We stopped in Winchester (population 265) for a cup of tea because, while it had not really been particularly long since we left Oamaru, my mother was there and without a cup of tea every 3 hours she is liable to deflate like a novelty balloon (unexpectedly and in a faintly humorous fashion), and my sister and I wanted to avoid this happening.
We stopped at a charming cafe, which was also the only cafe, and I ordered my coffee and my scone and I went to Use The Facilities and upon entering The Facilities I was confronted with the first of its kind, the Sitting-Room Toilet.
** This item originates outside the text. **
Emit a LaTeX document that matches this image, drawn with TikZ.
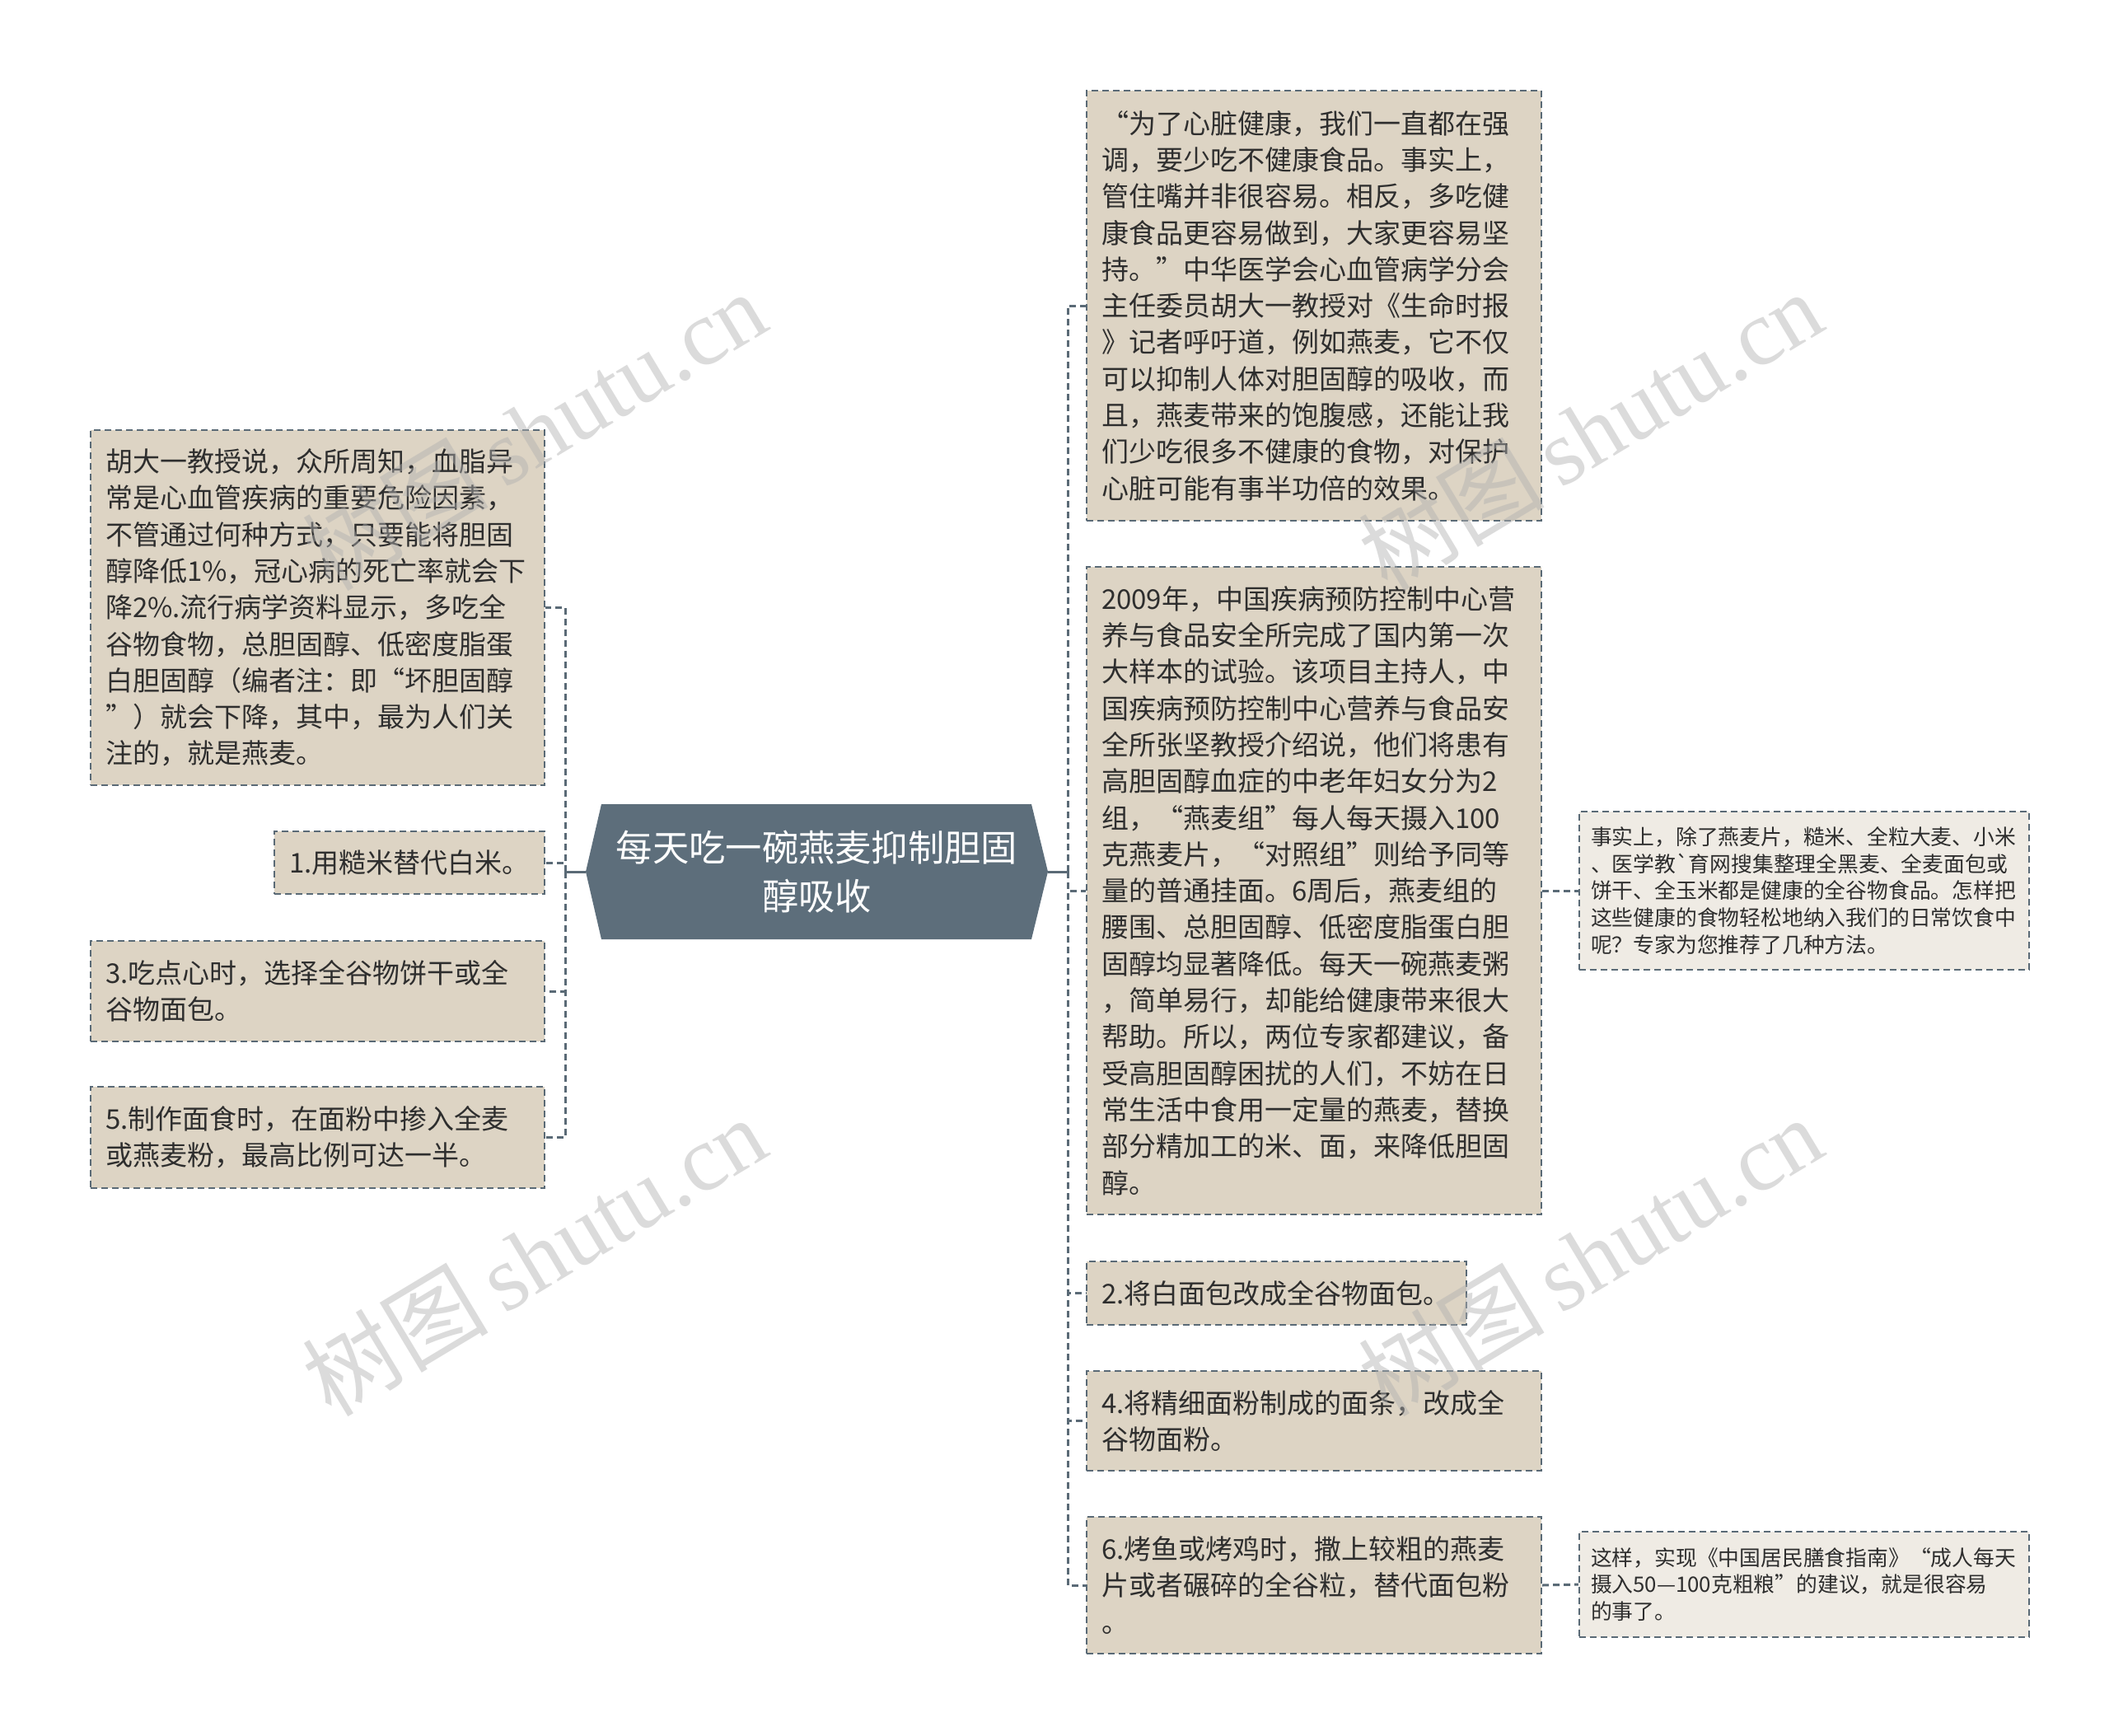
\documentclass[tikz,border=0pt]{standalone}
\usepackage{fontspec}
\setmainfont{Noto Sans CJK SC}[Ligatures=TeXOff]
\newfontfamily\wmserif{Liberation Serif}
\definecolor{linec}{HTML}{5A6A76}
\definecolor{hubfill}{HTML}{5D6E7B}
\definecolor{boxfill}{HTML}{DDD4C4}
\definecolor{smallfill}{HTML}{EFEBE4}
\definecolor{txt}{HTML}{2E2E2E}
\definecolor{wmc}{HTML}{B0B0B0}
\begin{document}
\begin{tikzpicture}[x=1pt,y=-1pt,
  box/.style={draw=linec, fill=boxfill, line width=2.2pt, dash pattern=on 8pt off 5pt,
    text=txt, align=left, inner xsep=18pt, inner ysep=0pt,
    font=\fontsize{33}{44.3}\selectfont},
  smallbox/.style={box, fill=smallfill, inner xsep=14pt, font=\fontsize{25.8}{32.8}\selectfont},
  solidc/.style={draw=linec, line width=3pt},
  dashc/.style={draw=linec, line width=3pt, dash pattern=on 8pt off 5pt},
  hubtext/.style={text=white, align=center, font=\fontsize{44.3}{59}\selectfont, inner sep=0pt},
  wm/.style={text=wmc, opacity=0.45, rotate=31, inner sep=0pt}
]
\useasboundingbox (0,0) rectangle (2560,2107);
\fill[white] (0,0) rectangle (2560,2107);

% central hexagon
\coordinate (hubW) at (711,1058);
\coordinate (hubE) at (1272,1058);
\fill[hubfill] (hubW) -- (730,976) -- (1252,976) -- (hubE) -- (1252,1140) -- (730,1140) -- cycle;
\node[hubtext] (hub) at (991.5,1058) {每天吃一碗燕麦抑制胆固\\醇吸收};

% left boxes
\node[box, minimum width=551pt, minimum height=431pt, text width=515pt] (L1) at (385.5,737.5)
{胡大一教授说，众所周知，血脂异\\常是心血管疾病的重要危险因素，\\不管通过何种方式，只要能将胆固\\醇降低1\%，冠心病的死亡率就会下\\降2\%.流行病学资料显示，多吃全\\谷物食物，总胆固醇、低密度脂蛋\\白胆固醇（编者注：即“坏胆固醇\\”）就会下降，其中，最为人们关\\注的，就是燕麦。};
\node[box, minimum width=328pt, minimum height=76pt, text width=292pt] (Lb1) at (497,1047)
{1.用糙米替代白米。};
\node[box, minimum width=551pt, minimum height=122pt, text width=515pt] (Lb3) at (385.5,1203)
{3.吃点心时，选择全谷物饼干或全\\谷物面包。};
\node[box, minimum width=551pt, minimum height=123pt, text width=515pt] (Lb5) at (385.5,1380.5)
{5.制作面食时，在面粉中掺入全麦\\或燕麦粉，最高比例可达一半。};

% right boxes
\node[box, minimum width=552pt, minimum height=522pt, text width=516pt] (R1) at (1595,371)
{“为了心脏健康，我们一直都在强\\调，要少吃不健康食品。事实上，\\管住嘴并非很容易。相反，多吃健\\康食品更容易做到，大家更容易坚\\持。”中华医学会心血管病学分会\\主任委员胡大一教授对《生命时报\\》记者呼吁道，例如燕麦，它不仅\\可以抑制人体对胆固醇的吸收，而\\且，燕麦带来的饱腹感，还能让我\\们少吃很多不健康的食物，对保护\\心脏可能有事半功倍的效果。};
\node[box, minimum width=552pt, minimum height=786pt, text width=516pt] (R2) at (1595,1081)
{2009年，中国疾病预防控制中心营\\养与食品安全所完成了国内第一次\\大样本的试验。该项目主持人，中\\国疾病预防控制中心营养与食品安\\全所张坚教授介绍说，他们将患有\\高胆固醇血症的中老年妇女分为2\\组，“燕麦组”每人每天摄入100\\克燕麦片，“对照组”则给予同等\\量的普通挂面。6周后，燕麦组的\\腰围、总胆固醇、低密度脂蛋白胆\\固醇均显著降低。每天一碗燕麦粥\\，简单易行，却能给健康带来很大\\帮助。所以，两位专家都建议，备\\受高胆固醇困扰的人们，不妨在日\\常生活中食用一定量的燕麦，替换\\部分精加工的米、面，来降低胆固\\醇。};
\node[box, minimum width=461pt, minimum height=77pt, text width=425pt] (Rb2) at (1549.5,1569.5)
{2.将白面包改成全谷物面包。};
\node[box, minimum width=552pt, minimum height=121pt, text width=516pt] (Rb4) at (1595,1724.5)
{4.将精细面粉制成的面条，改成全\\谷物面粉。};
\node[box, minimum width=552pt, minimum height=166pt, text width=516pt] (Rb6) at (1595,1924)
{6.烤鱼或烤鸡时，撒上较粗的燕麦\\片或者碾碎的全谷粒，替代面包粉\\。};

% small boxes
\node[smallbox, minimum width=546pt, minimum height=192pt, text width=518pt] (SA) at (2190,1081)
{事实上，除了燕麦片，糙米、全粒大麦、小米\\、医学教\symbol{96}育网搜集整理全黑麦、全麦面包或\\饼干、全玉米都是健康的全谷物食品。怎样把\\这些健康的食物轻松地纳入我们的日常饮食中\\呢？专家为您推荐了几种方法。};
\node[smallbox, minimum width=546pt, minimum height=128pt, text width=518pt] (SB) at (2190,1923)
{这样，实现《中国居民膳食指南》“成人每天\\摄入50—100克粗粮”的建议，就是很容易\\的事了。};

% connectors
\coordinate (lj) at (686,1058);
\coordinate (rj) at (1296,1058);
\draw[solidc] (hubW) -- (lj);
\draw[solidc] (hubE) -- (rj);
\draw[dashc] (lj) |- (L1.east);
\draw[dashc] (lj) |- (Lb1.east);
\draw[dashc] (lj) |- (Lb3.east);
\draw[dashc] (lj) |- (Lb5.east);
\draw[dashc] (rj) |- (R1.west);
\draw[dashc] (rj) |- (R2.west);
\draw[dashc] (rj) |- (Rb2.west);
\draw[dashc] (rj) |- (Rb4.west);
\draw[dashc] (rj) |- (Rb6.west);
\draw[dashc] (R2.east) -- (SA.west);
\draw[dashc] (Rb6.east) -- (SB.west);

% watermarks
\node[wm] (wm1) at (648,522) {\fontsize{113}{113}\selectfont 树图\,{\wmserif shutu.cn}};
\node[wm] (wm2) at (1930,522) {\fontsize{113}{113}\selectfont 树图\,{\wmserif shutu.cn}};
\node[wm] (wm3) at (648,1524) {\fontsize{113}{113}\selectfont 树图\,{\wmserif shutu.cn}};
\node[wm] (wm4) at (1930,1524) {\fontsize{113}{113}\selectfont 树图\,{\wmserif shutu.cn}};
\end{tikzpicture}
\end{document}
WHO ARE THE EXTRA CHAIRS FOR?
Initially I thought someone had made a terrible decor mistake (is very unnerving to do a wee in these surroundings, you keep looking at the chairs to make sure nobody has somehow come and sat on them) but then I thought perhaps there are applications, and I tried to imagine a scenario where this might be even vaguely appropriate, and I came up with:
You have imaginary friends, who accompany you everywhere and who you cannot bear to see uncomfortable;
You have no shame and many things to discuss;
You genuinely just think a toilet is an interesting sort of chair, and personally do all your wees in the garden;
You have two conjoined twins; you are joined to one at the arm, and they are joined to the third at the other arm;
You saw this once at an art exhibition in France and did not realise it was a Comment On Society and not a genuine bathroom setup;
You are an accomplished sideways urinator and like to put your feet up;
You bought too many chairs but were very clear with the salesperson that yes, you absolutely need this many, and now you have nowhere to put them but are too embarrassed to take them back.
And now it appears that I have come to the end of the post with no suitable end in mind, so in lieu of some sort of pithy comment that ties the whole post together I invite you to leave your own scenario where it is appropriate to have multiple plush toilet chairs in the comments.
(8. The toilet doesn’t actually go anywhere, you just moved your old toilet into the sitting room while you were remodelling the bathroom, and you have forgotten to put it back.)